Jane Austen (1775-1817) contemporánea de Walter Scott y de Ann Radcliffe (ésta última, clásica de la novela gótica), no responde en absoluto al modelo romántico. Su capacidad de penetración, agudeza e ironía, pero sobre todo su sentido del equilibrio, la distancian del melodrama o la tragedia. Publicada en 1815, Emma, la única entre sus novelas firmada con su propio nombre, nos instala en el universo provinciano de Bath, ciudad cercana a Londres. La protagonista es una joven inteligente, culta y talentosa que vive sola con el padre. Su institutriz, quien había ejercido de madre, se marcha para casarse. Sin este referente, Emma intenta reinventarse con un propósito que cumplir; este es el punto de partida del relato.

Lo que importa en la novela es la función del matrimonio como institución, el dinero, y el lugar de la mujer en la sociedad. No se trata de Emma, que basa su seguridad en la fortuna familiar, en los orígenes del apellido, en el prestigio y arraigo en la localidad que le permiten manifestar que no desea casarse.

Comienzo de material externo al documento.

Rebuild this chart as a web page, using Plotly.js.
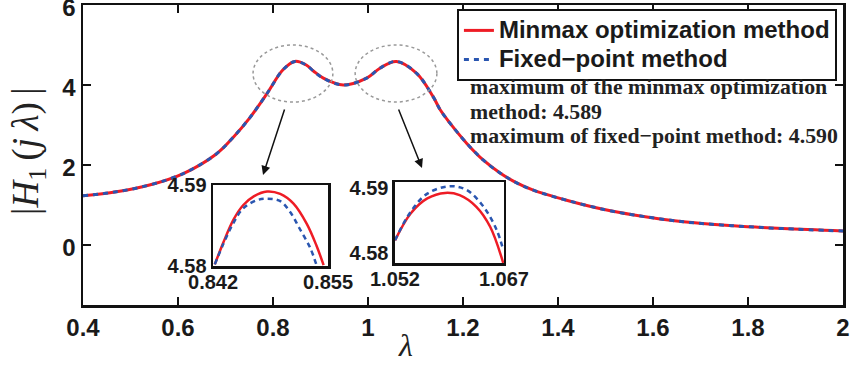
<!DOCTYPE html>
<html>
<head>
<meta charset="utf-8">
<script src="https://cdn.plot.ly/plotly-3.0.1.min.js"></script>
<style>html,body{margin:0;padding:0;background:#fff;}#chart{width:852px;height:366px;}</style>
</head>
<body>
<div id="chart"></div>
<script>
// Main curve
var lambda = [0.40,0.47,0.54,0.61,0.68,0.716,0.751,0.787,0.821,0.846,0.87,0.885,0.906,0.948,0.997,1.025,1.06,1.1025,1.137,1.152,1.173,1.208,1.243,1.278,1.31,1.348,1.418,1.50,1.56,1.664,1.769,1.874,2.00];
var minmaxH = [1.23,1.33,1.50,1.78,2.27,2.69,3.18,3.78,4.38,4.589,4.50,4.35,4.17,4.00,4.17,4.42,4.589,4.29,3.71,3.38,3.04,2.54,2.12,1.80,1.57,1.37,1.12,0.88,0.75,0.58,0.48,0.41,0.35];
var fixedH  = [1.23,1.33,1.50,1.78,2.27,2.69,3.18,3.78,4.38,4.588,4.50,4.35,4.17,4.00,4.17,4.42,4.590,4.29,3.71,3.38,3.04,2.54,2.12,1.80,1.57,1.37,1.12,0.88,0.75,0.58,0.48,0.41,0.35];

// Left zoom (first peak)
var zoom1MinmaxX = [0.8422,0.8432,0.8443,0.8454,0.8466,0.8481,0.8496,0.8511,0.8526,0.8537,0.8545];
var zoom1MinmaxY = [4.5802,4.5830,4.5857,4.5875,4.5886,4.5892,4.5889,4.5877,4.5852,4.5825,4.5801];
var zoom1FixedX  = [0.8422,0.8432,0.8443,0.8454,0.8469,0.8481,0.8496,0.8507,0.8518,0.8530,0.8537];
var zoom1FixedY  = [4.5802,4.5828,4.5853,4.5871,4.5881,4.5883,4.5880,4.5867,4.5846,4.5822,4.5801];

// Right zoom (second peak)
var zoom2MinmaxX = [1.0520,1.05416,1.05645,1.0589,1.0609,1.0632,1.0651,1.0669];
var zoom2MinmaxY = [4.5820,4.58615,4.58846,4.58932,4.58897,4.58717,4.58409,4.57850];
var zoom2FixedX  = [1.0520,1.05416,1.05645,1.0596,1.0619,1.0642,1.0660,1.0669];
var zoom2FixedY  = [4.5820,4.5864,4.5892,4.59035,4.58974,4.58717,4.58358,4.58051];

var xTicks = [0.4,0.6,0.8,1,1.2,1.4,1.6,1.8,2];
var xTickText = ['0.4','0.6','0.8','1','1.2','1.4','1.6','1.8','2'];
var yTicks = [0,2,4,6];
var yTickText = ['0','2','4','6'];
var zoom1XTicks = [0.842,0.855], zoom1XText = ['0.842','0.855'];
var zoom1YTicks = [4.58,4.59],   zoom1YText = ['4.58','4.59'];
var zoom2XTicks = [1.052,1.067], zoom2XText = ['1.052','1.067'];
var zoom2YTicks = [4.58,4.59],   zoom2YText = ['4.58','4.59'];

var RED = '#ee1c25', BLUE = '#2a56b0';
var sans = 'Liberation Sans, Arial, sans-serif';
var serif = 'Liberation Serif, Times New Roman, serif';
function bold(a){ return a.map(function(s){ return '<b>' + s + '</b>'; }); }

var traces = [
  {x: lambda, y: minmaxH, type:'scatter', mode:'lines', name:'<span style="font-size:24px">Minmax optimization method</span>',
   line:{color:RED, width:3, shape:'spline', smoothing:1}, xaxis:'x', yaxis:'y'},
  {x: lambda, y: fixedH, type:'scatter', mode:'lines', name:'<span style="font-size:24px">Fixed\u2212point method</span>',
   line:{color:BLUE, width:3, dash:'5px,5px', shape:'spline', smoothing:1}, xaxis:'x', yaxis:'y'},
  {x: zoom1MinmaxX, y: zoom1MinmaxY, type:'scatter', mode:'lines', showlegend:false,
   line:{color:RED, width:2.5, shape:'spline'}, xaxis:'x2', yaxis:'y2'},
  {x: zoom1FixedX, y: zoom1FixedY, type:'scatter', mode:'lines', showlegend:false,
   line:{color:BLUE, width:2.5, dash:'5px,4px', shape:'spline'}, xaxis:'x2', yaxis:'y2'},
  {x: zoom2MinmaxX, y: zoom2MinmaxY, type:'scatter', mode:'lines', showlegend:false,
   line:{color:RED, width:2.5, shape:'spline'}, xaxis:'x3', yaxis:'y3'},
  {x: zoom2FixedX, y: zoom2FixedY, type:'scatter', mode:'lines', showlegend:false,
   line:{color:BLUE, width:2.5, dash:'5px,4px', shape:'spline'}, xaxis:'x3', yaxis:'y3'}
];

var tickFont = {family:sans, size:24, color:'#1a1a1a'};
var insetFont = {family:sans, size:20, color:'#1a1a1a'};

function insetAxis(domain, range, ticks, text, anchor, standoff){
  return {domain:domain, range:range, anchor:anchor, tickvals:ticks, ticktext:bold(text),
    showline:true, mirror:true, linecolor:'#111', linewidth:2.5, ticks:'', showgrid:false,
    zeroline:false, tickfont:insetFont, fixedrange:true, ticklabelstandoff:standoff};
}

var layout = {
  width:852, height:366,
  margin:{l:83, r:9, t:5, b:61, pad:0},
  paper_bgcolor:'#fff', plot_bgcolor:'rgba(0,0,0,0)',
  showlegend:true,
  legend:{x:0.492, y:0.987, xanchor:'left', yanchor:'top', bgcolor:'#fff',
    bordercolor:'#111', borderwidth:2, font:{family:sans, size:20, color:'#1a1a1a', weight:'bold'},
    itemwidth:30, tracegroupgap:0},
  xaxis:{domain:[0,1], range:[0.4,2], anchor:'y', tickvals:xTicks, ticktext:bold(xTickText),
    ticks:'inside', ticklen:8, tickwidth:2, tickcolor:'#111', showline:true, mirror:'allticks',
    linecolor:'#111', linewidth:2.5, showgrid:false, zeroline:false, tickfont:tickFont,
    ticklabeloverflow:'allow'},
  yaxis:{domain:[0,1], range:[-1.5,6.0001], anchor:'x', tickvals:yTicks, ticktext:bold(yTickText),
    ticks:'inside', ticklen:8, tickwidth:2, tickcolor:'#111', showline:true, mirror:'allticks',
    linecolor:'#111', linewidth:2.5, showgrid:false, zeroline:false, tickfont:tickFont,
    ticklabeloverflow:'allow', ticklabelshift:3},
  xaxis2: insetAxis([0.1711,0.3224],[0.842,0.855],zoom1XTicks,zoom1XText,'y2',-4),
  yaxis2: insetAxis([0.13,0.40],[4.58,4.59],zoom1YTicks,zoom1YText,'x2',0),
  xaxis3: insetAxis([0.4105,0.5539],[1.052,1.067],zoom2XTicks,zoom2XText,'y3',-4),
  yaxis3: insetAxis([0.14,0.41],[4.5785,4.5910],zoom2YTicks,zoom2YText,'x3',0),
  shapes:[
    {type:'circle', xref:'x', yref:'y', x0:0.758, x1:0.926, y0:3.575, y1:5.0,
     line:{color:'#999', width:1.5, dash:'dot'}},
    {type:'circle', xref:'x', yref:'y', x0:0.973, x1:1.145, y0:3.575, y1:5.0,
     line:{color:'#999', width:1.5, dash:'dot'}}
  ],
  annotations:[
    {x:0.4237, y:-0.1333, xref:'paper', yref:'paper', xanchor:'center', yanchor:'middle', showarrow:false,
     text:'<i>λ</i>', font:{family:serif, size:32, color:'#222'}},
    {x:-0.0724, y:0.5133, xref:'paper', yref:'paper', xanchor:'center', yanchor:'middle', showarrow:false,
     textangle:-90, text:'|<i>H</i><sub>1</sub>\u2009(<i>j</i>\u2009<i>λ</i>)\u2009|', font:{family:serif, size:37, color:'#222'}},
    {x:0.779, y:1.75, xref:'x', yref:'y', ax:0.8253, ay:3.425, axref:'x', ayref:'y',
     showarrow:true, arrowhead:2, arrowsize:1.2, arrowwidth:1.5, arrowcolor:'#111', text:''},
    {x:1.1137, y:1.925, xref:'x', yref:'y', ax:1.0632, ay:3.425, axref:'x', ayref:'y',
     showarrow:true, arrowhead:2, arrowsize:1.2, arrowwidth:1.5, arrowcolor:'#111', text:''},
    {x:0.5066, y:0.7267, xref:'paper', yref:'paper', xanchor:'left', yanchor:'middle', showarrow:false,
     text:'<b>maximum of the minmax optimization</b>', font:{family:serif, size:21.8, color:'#222'}},
    {x:0.5066, y:0.6433, xref:'paper', yref:'paper', xanchor:'left', yanchor:'middle', showarrow:false,
     text:'<b>method: 4.589</b>', font:{family:serif, size:21.8, color:'#222'}},
    {x:0.5066, y:0.5633, xref:'paper', yref:'paper', xanchor:'left', yanchor:'middle', showarrow:false,
     text:'<b>maximum of fixed\u2212point method: 4.590</b>', font:{family:serif, size:21.8, color:'#222'}}
  ]
};

Plotly.newPlot('chart', traces, layout, {staticPlot:true, displayModeBar:false});
</script>
</body>
</html>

Así le dice a su amiga “…nunca seré una solterona pobre; y la pobreza es lo que hace la soltería impopular para la mayor parte de la gente”. Distinta es la situación de las huérfanas sin fortuna, o de las hijas, llamadas naturales, que se educan en instituciones benéficas y crecen con el estigma de un oscuro origen, lo que les impide aspirar al matrimonio. Tal es el caso de la hermosa y dulce Harriet a quien Emma adopta como pupila, empeñada en pulir su carácter y en prepararla para que se case con alguien superior capaz de apreciar sus cualidades morales.

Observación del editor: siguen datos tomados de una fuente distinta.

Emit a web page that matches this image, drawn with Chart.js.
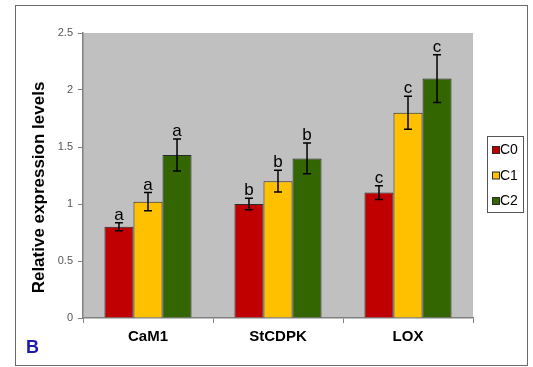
<!DOCTYPE html>
<html>
<head>
<meta charset="utf-8">
<script src="https://cdn.jsdelivr.net/npm/chart.js@4.4.1/dist/chart.umd.min.js"></script>
<style>
  html, body { margin: 0; padding: 0; background: #ffffff; }
  #wrap { width: 533px; height: 367px; }
</style>
</head>
<body>
<div id="wrap"><canvas id="chart" width="533" height="367"></canvas></div>
<script>
// Genes on the x axis
const genes = ['CaM1', 'StCDPK', 'LOX'];
// Treatment series
const seriesNames = ['C0', 'C1', 'C2'];
const seriesColors = ['#C00000', '#FFC000', '#336600'];

// Mean relative expression per gene
const c0Values = [0.80, 1.00, 1.10];
const c1Values = [1.02, 1.20, 1.80];
const c2Values = [1.43, 1.40, 2.10];

// Error (± half-width) per gene
const c0Errors = [0.035, 0.05, 0.06];
const c1Errors = [0.08, 0.095, 0.145];
const c2Errors = [0.14, 0.135, 0.21];

// Significance letters per gene
const c0Letters = ['a', 'b', 'c'];
const c1Letters = ['a', 'b', 'c'];
const c2Letters = ['a', 'b', 'c'];

// Y axis range, step and tick labels
const yMin = 0;
const yMax = 2.5;
const yStep = 0.5;
const yTickLabels = ['0', '0.5', '1', '1.5', '2', '2.5'];

const axisTitle = 'Relative expression levels';
const panelLabel = 'B';

const FONT = 'Arial, "Liberation Sans", Helvetica, sans-serif';

const valueSets = [c0Values, c1Values, c2Values];
const errorSets = [c0Errors, c1Errors, c2Errors];
const letterSets = [c0Letters, c1Letters, c2Letters];

const datasets = seriesNames.map((name, i) => ({
  label: name,
  data: valueSets[i],
  errors: errorSets[i],
  letters: letterSets[i],
  backgroundColor: seriesColors[i],
  borderColor: '#2a2a2a',
  borderWidth: 1,
  categoryPercentage: 0.67,
  barPercentage: 1.0
}));

// Grey plotting area behind the bars
const plotBackground = {
  id: 'plotBackground',
  beforeDraw(chart) {
    const { ctx, chartArea: a } = chart;
    ctx.save();
    ctx.fillStyle = '#C0C0C0';
    ctx.fillRect(a.left, a.top, a.right - a.left, a.bottom - a.top);
    ctx.restore();
  }
};

// Error bars with caps and significance letters above them
const errorBars = {
  id: 'errorBars',
  afterDatasetsDraw(chart) {
    const { ctx } = chart;
    const y = chart.scales.y;
    ctx.save();
    chart.data.datasets.forEach((ds, di) => {
      const meta = chart.getDatasetMeta(di);
      meta.data.forEach((bar, j) => {
        const v = ds.data[j];
        const e = ds.errors[j];
        const yTop = y.getPixelForValue(v + e);
        const yBot = y.getPixelForValue(v - e);
        const x = bar.x;
        ctx.strokeStyle = '#000';
        ctx.lineWidth = 1.5;
        ctx.beginPath();
        ctx.moveTo(x, yTop); ctx.lineTo(x, yBot);
        ctx.moveTo(x - 4, yTop); ctx.lineTo(x + 4, yTop);
        ctx.moveTo(x - 4, yBot); ctx.lineTo(x + 4, yBot);
        ctx.stroke();
        ctx.fillStyle = '#000';
        ctx.font = '17px ' + FONT;
        ctx.textAlign = 'center';
        ctx.textBaseline = 'alphabetic';
        ctx.fillText(ds.letters[j], x, yTop - 3);
      });
    });
    ctx.restore();
  }
};

// Outer frame, axis title, panel letter and legend box
const decorations = {
  id: 'decorations',
  afterDraw(chart) {
    const { ctx, chartArea: a } = chart;
    ctx.save();
    // frame
    ctx.strokeStyle = '#6a6a6a';
    ctx.lineWidth = 1;
    ctx.strokeRect(15.5, 5.5, 512, 360);

    // vertical axis title
    ctx.save();
    ctx.translate(39.5, 187.5);
    ctx.rotate(-Math.PI / 2);
    ctx.fillStyle = '#000';
    ctx.font = 'bold 17px ' + FONT;
    ctx.textAlign = 'center';
    ctx.textBaseline = 'middle';
    ctx.fillText(axisTitle, 0, 0);
    ctx.restore();

    // panel letter
    ctx.fillStyle = '#1a1aa8';
    ctx.font = 'bold 18px ' + FONT;
    ctx.textAlign = 'left';
    ctx.textBaseline = 'alphabetic';
    ctx.fillText(panelLabel, 26, 353);

    // legend
    const lx = a.right + 14, ly = 136;
    ctx.strokeStyle = '#555';
    ctx.lineWidth = 1;
    ctx.fillStyle = '#fff';
    ctx.fillRect(lx + 0.5, ly + 0.5, 36, 76);
    ctx.strokeRect(lx + 0.5, ly + 0.5, 36, 76);
    chart.data.datasets.forEach((ds, i) => {
      const cy = ly + 14 + i * 25.5;
      ctx.fillStyle = ds.backgroundColor;
      ctx.fillRect(lx + 5.5, cy - 3.5, 7, 7);
      ctx.strokeStyle = '#2a2a2a';
      ctx.strokeRect(lx + 5.5, cy - 3.5, 7, 7);
      ctx.fillStyle = '#000';
      ctx.font = '14px ' + FONT;
      ctx.textAlign = 'left';
      ctx.textBaseline = 'middle';
      ctx.fillText(ds.label, lx + 13, cy + 0.5);
    });
    ctx.restore();
  }
};

new Chart(document.getElementById('chart'), {
  type: 'bar',
  data: { labels: genes, datasets },
  plugins: [plotBackground, errorBars, decorations],
  options: {
    responsive: false,
    animation: false,
    devicePixelRatio: 1,
    layout: { padding: { left: 0, top: 33, right: 60, bottom: 0 } },
    plugins: { legend: { display: false }, tooltip: { enabled: false } },
    scales: {
      x: {
        ticks: { color: '#000', font: { family: FONT, size: 15, weight: 'bold' }, padding: 5 },
        grid: { offset: true, drawOnChartArea: false, tickLength: 5, color: '#808080', lineWidth: 1 },
        border: { color: '#808080', width: 1.5 },
        afterFit(scale) { scale.height = 49; }
      },
      y: {
        min: yMin,
        max: yMax,
        ticks: {
          stepSize: yStep,
          color: '#555',
          font: { family: FONT, size: 11 },
          padding: 5,
          callback: (value, index) => yTickLabels[index]
        },
        grid: { drawOnChartArea: false, tickLength: 5, color: '#808080', lineWidth: 1 },
        border: { color: '#808080', width: 1.5 },
        afterFit(scale) { scale.width = 83; }
      }
    }
  }
});
</script>
</body>
</html>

Emma no acierta en ninguna de sus empresas, ya que al pretender atraer un candidato para su amiga provoca un lamentable caos. Esto no significa que no posea otras virtudes, al lado de sus defectos, que la institutriz no pudo corregir por haberla mimado en exceso. Porfiada y caprichosa, se empeña en someter a su pupila dentro de un deber ser de las cosas y una moral, por encima de las normas y las jerarquías sociales. Tales falencias nublan su inteligencia, haciéndola descender hasta el ridículo.

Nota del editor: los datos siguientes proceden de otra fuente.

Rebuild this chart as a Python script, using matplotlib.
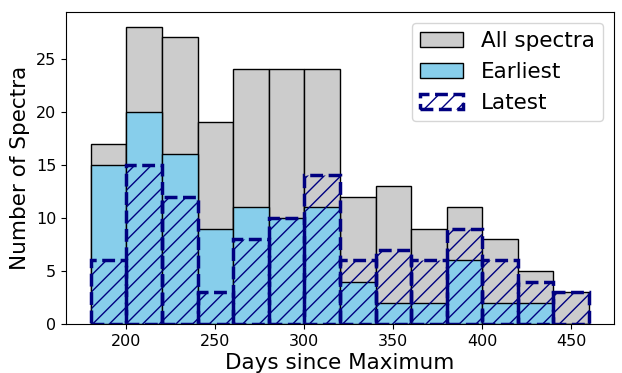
import numpy as np
import matplotlib.pyplot as plt

# bin left edges (days since maximum), width 20
bin_edges = np.arange(180, 461, 20)
all_spectra = [17, 28, 27, 19, 24, 24, 24, 12, 13, 9, 11, 8, 5, 3]
earliest = [15, 20, 16, 9, 11, 10, 11, 4, 2, 2, 6, 2, 2, 0]
latest = [6, 15, 12, 3, 8, 10, 14, 6, 7, 6, 9, 6, 4, 3]

centers = bin_edges[:-1] + 10

fig, ax = plt.subplots(figsize=(6.22, 3.73), dpi=100)

ax.hist(centers, bins=bin_edges, weights=all_spectra, color="#cccccc",
        edgecolor="black", linewidth=1, label="All spectra")
ax.hist(centers, bins=bin_edges, weights=earliest, color="skyblue",
        edgecolor="black", linewidth=1, label="Earliest")
ax.hist(centers, bins=bin_edges, weights=latest, fill=False, hatch="//",
        edgecolor="navy", linestyle="--", linewidth=2.5, label="Latest")

ax.set_xlabel("Days since Maximum", fontsize=15.5, labelpad=3)
ax.set_ylabel("Number of Spectra", fontsize=15.5)
ax.tick_params(labelsize=11.5)
ax.legend(fontsize=15.5, loc="upper right")

fig.subplots_adjust(left=0.106, right=0.987, bottom=0.131, top=0.968)
fig.savefig("out.png", dpi=100)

Pero Emma cuenta con la simpatía de amigos como Mr. Knigthley, su cuñado, un hombre inteligente, sensible y de buena posición, dieciséis años mayor que ella. Él le señala sus errores y le exige una altura moral que implica enmendarlos. Este espíritu superior, en quien confluyen las cualidades que ella admira, se convertirá en su esposo.

Lo que al final nos plantea Emma es cómo educar a la mujer. Si para la cultura española el referente fue La perfecta casada, de Fray Luis de León, para el mundo anglosajón de Jane Austen fueron las lecciones morales de la francesa Madame de Genlis, tutora de los hijos de Luis Felipe II de Orléans. Esta se anticipó a los más modernos métodos de enseñanza y llegó a ser muy admirada por los lectores británicos. Sus libros están repletos de enseñanzas morales y teorías, que expuso en obras como Adelaida y Teodoro, que Austen cita como modelo. Basada en principios de Rousseau al que, sin embargo, se cuestiona desde puntos de vista conservadores, esta autora nos permite entender los planteamientos de Emma, su defensa del sistema social y de los rígidos códigos que separan a los seres cultivados de las personas sin una educación refinada. El propósito de Austen era también que sus lectoras aprendiésemos a querer a las mujeres por su nobleza, más que por sus orígenes.